Finalement, les plans et les esquisses du Cavalier proposés au roi sont bien trop romains pour s’imposer à une époque ou le classicisme français s’invente et trouve son style propre. Richard Wittkower, qui ne peut être soupçonné d’hostilité envers le Bernin lui ayant consacré plusieurs études favorables, écrit une analyse très pertinente qui explique parfaitement les raisons du refus louisquatorzien : « Avec cette décision, Paris fut sauvé du douteux honneur d’avoir en ses murs le plus grand palais romain jamais projeté. Pour splendide qu’ait été le projet du Bernin, cette énorme et austère masse serait restée à jamais comme un produit étranger à l’atmosphère sereine de Paris. À Rome, le cube du Palais Farnèse, l’ancêtre du projet du Bernin, peut-être comparé à un solo dans un chœur. À Paris, le Louvre écrasant du Bernin n’aurait eu aucune résonance. »

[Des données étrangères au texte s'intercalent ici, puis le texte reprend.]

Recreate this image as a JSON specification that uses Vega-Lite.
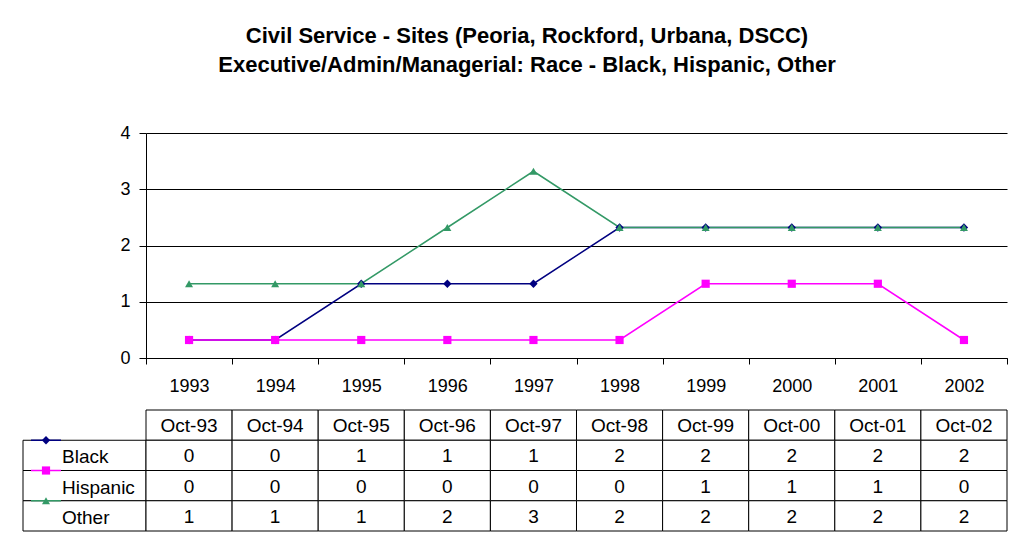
{
  "$schema": "https://vega.github.io/schema/vega-lite/v6.json",
  "background": "white",
  "padding": {"left": 22, "top": 25, "right": 5, "bottom": 5},
  "title": {
    "text": ["Civil Service - Sites (Peoria, Rockford, Urbana, DSCC)", "Executive/Admin/Managerial: Race - Black, Hispanic, Other"],
    "font": "Liberation Sans",
    "fontSize": 22,
    "fontWeight": "bold",
    "color": "black",
    "lineHeight": 29,
    "anchor": "middle",
    "dx": 12,
    "offset": 47
  },
  "columns": 2,
  "spacing": {"row": 52, "column": 0},
  "bounds": "flush",
  "datasets": {
    "series": [
      {"year": "1993", "series": "Black", "value": 0.32},
      {"year": "1994", "series": "Black", "value": 0.32},
      {"year": "1995", "series": "Black", "value": 1.32},
      {"year": "1996", "series": "Black", "value": 1.32},
      {"year": "1997", "series": "Black", "value": 1.32},
      {"year": "1998", "series": "Black", "value": 2.32},
      {"year": "1999", "series": "Black", "value": 2.32},
      {"year": "2000", "series": "Black", "value": 2.32},
      {"year": "2001", "series": "Black", "value": 2.32},
      {"year": "2002", "series": "Black", "value": 2.32},
      {"year": "1993", "series": "Hispanic", "value": 0.32},
      {"year": "1994", "series": "Hispanic", "value": 0.32},
      {"year": "1995", "series": "Hispanic", "value": 0.32},
      {"year": "1996", "series": "Hispanic", "value": 0.32},
      {"year": "1997", "series": "Hispanic", "value": 0.32},
      {"year": "1998", "series": "Hispanic", "value": 0.32},
      {"year": "1999", "series": "Hispanic", "value": 1.32},
      {"year": "2000", "series": "Hispanic", "value": 1.32},
      {"year": "2001", "series": "Hispanic", "value": 1.32},
      {"year": "2002", "series": "Hispanic", "value": 0.32},
      {"year": "1993", "series": "Other", "value": 1.32},
      {"year": "1994", "series": "Other", "value": 1.32},
      {"year": "1995", "series": "Other", "value": 1.32},
      {"year": "1996", "series": "Other", "value": 2.32},
      {"year": "1997", "series": "Other", "value": 3.32},
      {"year": "1998", "series": "Other", "value": 2.32},
      {"year": "1999", "series": "Other", "value": 2.32},
      {"year": "2000", "series": "Other", "value": 2.32},
      {"year": "2001", "series": "Other", "value": 2.32},
      {"year": "2002", "series": "Other", "value": 2.32}
    ],
    "months": [
      {"year": "1993", "row": "Month", "label": "Oct-93"},
      {"year": "1994", "row": "Month", "label": "Oct-94"},
      {"year": "1995", "row": "Month", "label": "Oct-95"},
      {"year": "1996", "row": "Month", "label": "Oct-96"},
      {"year": "1997", "row": "Month", "label": "Oct-97"},
      {"year": "1998", "row": "Month", "label": "Oct-98"},
      {"year": "1999", "row": "Month", "label": "Oct-99"},
      {"year": "2000", "row": "Month", "label": "Oct-00"},
      {"year": "2001", "row": "Month", "label": "Oct-01"},
      {"year": "2002", "row": "Month", "label": "Oct-02"}
    ]
  },
  "concat": [
    {
      "width": 123,
      "height": 225,
      "data": {"values": [{}]},
      "mark": {"type": "text", "text": ""}
    },
    {
      "width": 861,
      "height": 225,
      "data": {"name": "series"},
      "encoding": {
        "x": {
          "field": "year", "type": "ordinal",
          "scale": {"type": "band", "paddingInner": 0, "paddingOuter": 0},
          "axis": {"title": null, "tickBand": "extent", "labelFontSize": 18, "labelPadding": 13, "tickSize": 6, "labelAngle": 0, "grid": false, "domainColor": "black", "tickColor": "black", "labelColor": "black"}
        },
        "y": {
          "field": "value", "type": "quantitative",
          "scale": {"domain": [0, 4]},
          "axis": {"title": null, "values": [0, 1, 2, 3, 4], "grid": true, "gridColor": "black", "gridOpacity": 1, "tickSize": 7, "labelPadding": 9, "labelFontSize": 18, "domainColor": "black", "tickColor": "black", "labelColor": "black"}
        },
        "color": {
          "field": "series", "type": "nominal",
          "scale": {"domain": ["Black", "Hispanic", "Other"], "range": ["#000080", "#FF00FF", "#339966"]},
          "legend": null
        }
      },
      "layer": [
        {"mark": {"type": "line", "strokeWidth": 1.5}},
        {
          "mark": {"type": "point", "filled": true, "opacity": 1},
          "encoding": {
            "shape": {"field": "series", "type": "nominal", "scale": {"domain": ["Black", "Hispanic", "Other"], "range": ["diamond", "square", "triangle-up"]}, "legend": null},
            "size": {"field": "series", "type": "nominal", "scale": {"domain": ["Black", "Hispanic", "Other"], "range": [70, 64, 95]}, "legend": null}
          }
        }
      ]
    },
    {
      "width": 123,
      "height": 121,
      "data": {"name": "series"},
      "transform": [{"filter": "datum.year === '1993'"}],
      "encoding": {
        "y": {"field": "series", "type": "nominal", "scale": {"type": "band", "domain": ["Month", "Black", "Hispanic", "Other"], "paddingInner": 0, "paddingOuter": 0}, "axis": null}
      },
      "layer": [
        {
          "mark": {"type": "rect", "fill": "white", "stroke": "black", "strokeWidth": 1},
          "encoding": {
            "x": {"datum": 0, "type": "quantitative", "scale": {"domain": [0, 1]}, "axis": null},
            "x2": {"datum": 1}
          }
        },
        {
          "mark": {"type": "text", "align": "left", "fontSize": 19, "color": "black", "dy": 2},
          "encoding": {
            "x": {"datum": 0.317, "type": "quantitative"},
            "text": {"field": "series"}
          }
        },
        {
          "mark": {"type": "rule", "strokeWidth": 1.5},
          "encoding": {
            "x": {"datum": 0.065, "type": "quantitative"},
            "x2": {"datum": 0.309},
            "y": {"field": "series", "type": "nominal", "bandPosition": 0},
            "color": {"field": "series", "type": "nominal", "scale": {"domain": ["Black", "Hispanic", "Other"], "range": ["#000080", "#FF00FF", "#339966"]}, "legend": null}
          }
        },
        {
          "mark": {"type": "point", "filled": true, "opacity": 1},
          "encoding": {
            "x": {"datum": 0.187, "type": "quantitative"},
            "y": {"field": "series", "type": "nominal", "bandPosition": 0},
            "color": {"field": "series", "type": "nominal", "scale": {"domain": ["Black", "Hispanic", "Other"], "range": ["#000080", "#FF00FF", "#339966"]}, "legend": null},
            "shape": {"field": "series", "type": "nominal", "scale": {"domain": ["Black", "Hispanic", "Other"], "range": ["diamond", "square", "triangle-up"]}, "legend": null},
            "size": {"field": "series", "type": "nominal", "scale": {"domain": ["Black", "Hispanic", "Other"], "range": [70, 64, 95]}, "legend": null}
          }
        }
      ]
    },
    {
      "width": 861,
      "height": 121,
      "layer": [
        {
          "data": {"name": "months"},
          "mark": {"type": "rect", "fill": "white", "stroke": "black", "strokeWidth": 1},
          "encoding": {
            "x": {"field": "year", "type": "ordinal", "scale": {"type": "band", "paddingInner": 0, "paddingOuter": 0}, "axis": null},
            "y": {"field": "row", "type": "nominal", "scale": {"type": "band", "domain": ["Month", "Black", "Hispanic", "Other"], "paddingInner": 0, "paddingOuter": 0}, "axis": null}
          }
        },
        {
          "data": {"name": "months"},
          "mark": {"type": "text", "fontSize": 19, "color": "black", "dy": 1},
          "encoding": {
            "x": {"field": "year", "type": "ordinal"},
            "y": {"field": "row", "type": "nominal"},
            "text": {"field": "label"}
          }
        },
        {
          "data": {"name": "series"},
          "mark": {"type": "rect", "fill": "white", "stroke": "black", "strokeWidth": 1},
          "encoding": {
            "x": {"field": "year", "type": "ordinal"},
            "y": {"field": "series", "type": "nominal"}
          }
        },
        {
          "data": {"name": "series"},
          "mark": {"type": "text", "fontSize": 19, "color": "black", "dy": 1},
          "encoding": {
            "x": {"field": "year", "type": "ordinal"},
            "y": {"field": "series", "type": "nominal"},
            "text": {"field": "value", "type": "quantitative", "format": ".0f"}
          }
        }
      ]
    }
  ],
  "config": {
    "font": "Liberation Sans",
    "view": {"stroke": null},
    "axis": {"labelFont": "Liberation Sans"},
    "text": {"font": "Liberation Sans"}
  }
}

Nous laissons à Dandrieu le mot de la fin qui exprime, mieux que nous ne pourrions le faire, un avis extrêmement pertinent sur l’architecture, ses dérives et l’orientation qu’elle doit à nouveau prendre : « Ces lignes (celles de Wittkower) sont écrites en 1958, à une époque où le fin architectural n’était pas encore ce style international dont le seul objectif semble être de semer, de Paris à Tokyo et de Budapest à Rio de Janeiro, les mêmes monuments interchangeables, jetés çà et là sans le moindre respect de leur environnement culturel, juste avant que l’architecture contemporaine ne se transforme en une gigantesque machine à uniformiser le monde, et donc à le rendre inhumain. Au rebours de cette utopie moderne, les choix du Grand Siècle et les intuitions géniales de Louis XIV nous offrent le modèle de ce que pouvait être hier, de ce que pourrait être encore demain, une politique de l’art respectueuse de l’âme des peuples et de la richesse des nations. »
Finalement l’architecture, qui désigne donc à l’origine l’art de clore et de couvrir des lieux, reste encore et toujours le miroir de la civilisation.